Apri la bocca, piano, ecco così” dice un’altra giovane Oss, alta, magra, questa sì sempre delicata e gentile, carica di quell’affettuosa attenzione che si vorrebbe fosse cosa normale. Appoggia delicatamente il cucchiaio sulla bocca, accarezza la mano. “Ecco, bene. Ancora un altro cucchiaio, con calma”. Sorride. Ecco, sorride, parla lentamente, senza alzare la voce, con affetto, come si parla ad una persona, non ad un corpo disfatto. E passa oltre.

Al quarto tavolo, quelle che stanno meglio, si ignorano. Le sole parole che si scambiano riguardano il cibo. Mangiano a testa bassa, attente al proprio piatto. Altre parole, quando ci sono, sono aspre e insieme dolenti: “Io sono qui perché l’ho voluto io. Ho una casa con le scale e potevo cadere”. Intanto i figli non si sono mai fatti vedere e quella casa l’hanno già venduta da tempo.

Passa l’infermiera. Distribuisce le pillole, le stesse tutte le sere, in un bicchierino di plastica con scritto sopra il nome con il pennarello. È il rito che precede la fine della cena.

La donna del tavolo vicino all’ascensore grida. Un grido acuto, stridulo e faticoso. “Basta gridare, mangia e basta” grida l’Oss, quella con poca pazienza. Quasi come risposta, il grido diventa un urlo, fastidioso e disperato, senza una apparente ragione. “Basta, taci. Basta”. Sempre urlando, la donna del tavolo vicino all’ascensore solleva le mani in avanti, allargando le dita. Ha le unghie dipinte di rosso vivo, il mignolo con le stelline dipinte nelle attività del pomeriggio credendo di fare una cosa allegra. E con quelle inquiete unghie rosse, agitate tra le urla, viene portata in camera per terminare solitaria la cena.

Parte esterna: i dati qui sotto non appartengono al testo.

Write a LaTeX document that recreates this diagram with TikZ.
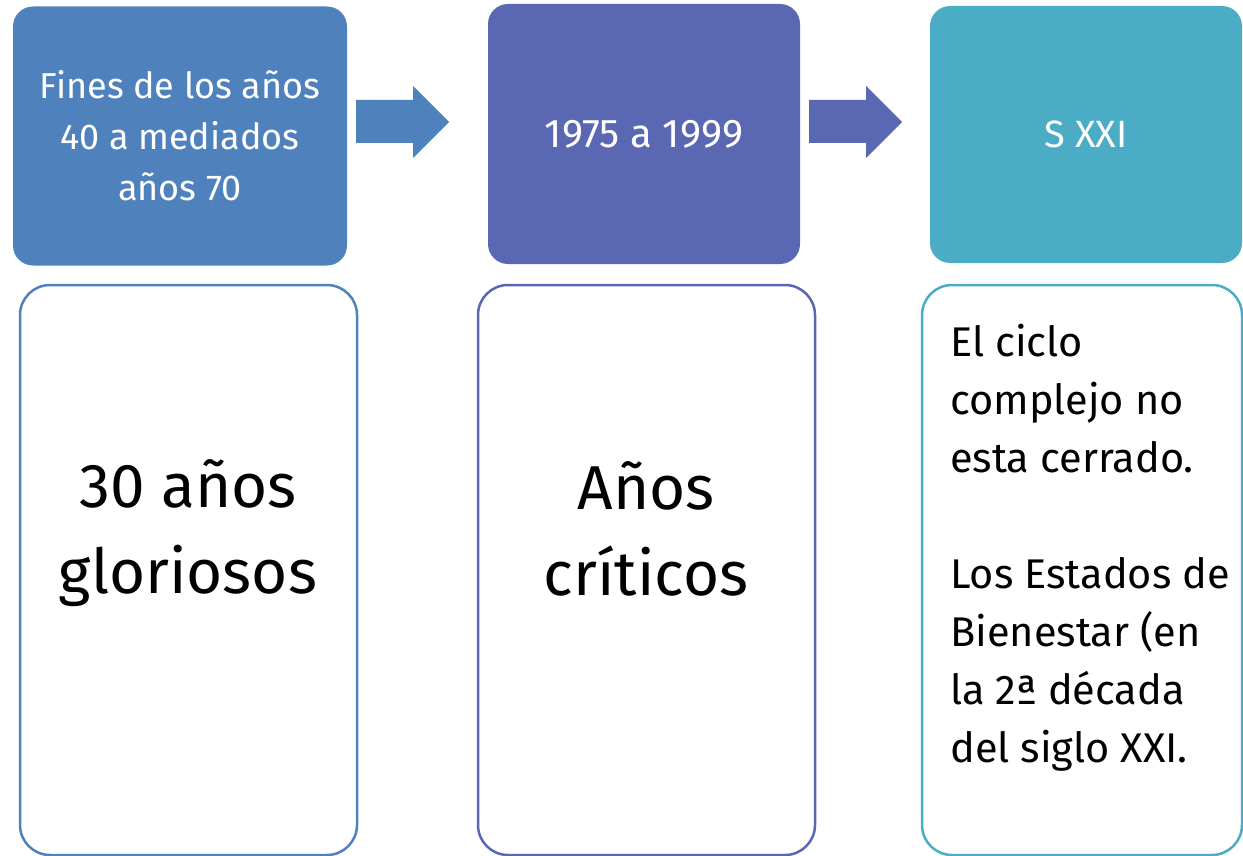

Dopo la frutta, i “vecchi” che hanno qui i figli vengono portati sulle sedie a rotelle verso le camere. E avanti e indietro, in fila, per far passare il tempo, per aspettare l’arrivo delle Oss (sempre le stesse due). “Mettetemi a letto”. “Non possiamo mamma, bisogna aspettare che arrivino loro a metterti a letto”. “Ma mettetemi a letto”. “Non possiamo mamma, abbi pazienza”. E così da anni.

Le Oss portano gli elevatori, cambiano i pannoloni, caricano il “vecchio” nel letto, sistemato in qualche modo. La camicia da notte non è sempre proprio a posto, il cuscino è un po’ troppo su, ma va bene, se ci sono i parenti questi dettagli li guarderanno loro. È un mestiere così, troppo poche, da sfinirsi tra minestre e pannoloni, dentiere e grida. Se non si ha grande cuore o se si hanno problemi addosso, è un mestiere da inferno.

Se è la sera “corta” (cioè quando iniziano i servizi da questo corridoio) sono le sette di sera. Se è la sera “lunga”, quando iniziano dall’altro corridoio, sono le otto di sera. È così, dicevo, da anni. “Ciao mamma, vado a casa”. “Ma dove vai, vai già via?”. “Devo andare a casa a fare da mangiare, sono qui da tanto, vengo domani”. “Ma mi lasci qui? Perché mi lasci qui?”.

Per uscire si passa ancora dalla sala della cena. Chi non ha parenti è ancora lì, sulla sua sedia a rotelle, davanti al tavolo in attesa delle Oss. Qualche donna sfinita dorme già, la testa piegata sul petto, la lingua di lato fuori dalle labbra. Quella che aveva gridato che doveva fare la cacca è ancora lì con la cacca nel pannolone. È tranquilla, spenta direi. Recita “Angelo di Dio, che sei il mio custode” e alzando la voce per farsi sentire meglio “Illumina custodisci reggi e governa me”.

La “struttura” si prepara alla notte. I “vecchi” hanno mangiato, sono stati cambiati e sono a letto. Il compito è stato fatto, non manca altro, il turno è finito.

Ci si chiede se esiste un modo per andare oltre, per fare altro. È solo questo il modo per prendersi cura dei nostri “vecchi”, di quelli seguiti da parenti e anche di quelli che sono stati dimenticati qui in attesa. La presenza di una associazione di volontari, disposti a vedere nel “vecchio” non solo un corpo da pulire e nutrire può essere d’aiuto, ad esempio? Non può esserci altro anche nelle attività del pomeriggio? E soprattutto una attenzione delle comunità parrocchiali per questi “vecchi” non sarebbe opportuna? La celebrazione della Messa della domenica nella struttura è proprio l’unica cosa che una parrocchia può fare per i “vecchi? In tutti i consigli pastorali ci si pongono queste domande? O meglio ancora: ci si accorge che esistono queste spente nuove povertà di questi nostri tempi inquieti?

La giovane Oss del secondo piano, con la sua gentilezza e con la sua attenzione, è un segno importante, un dettaglio di speranza. Ma pensiamo che non può bastare. Non può bastare.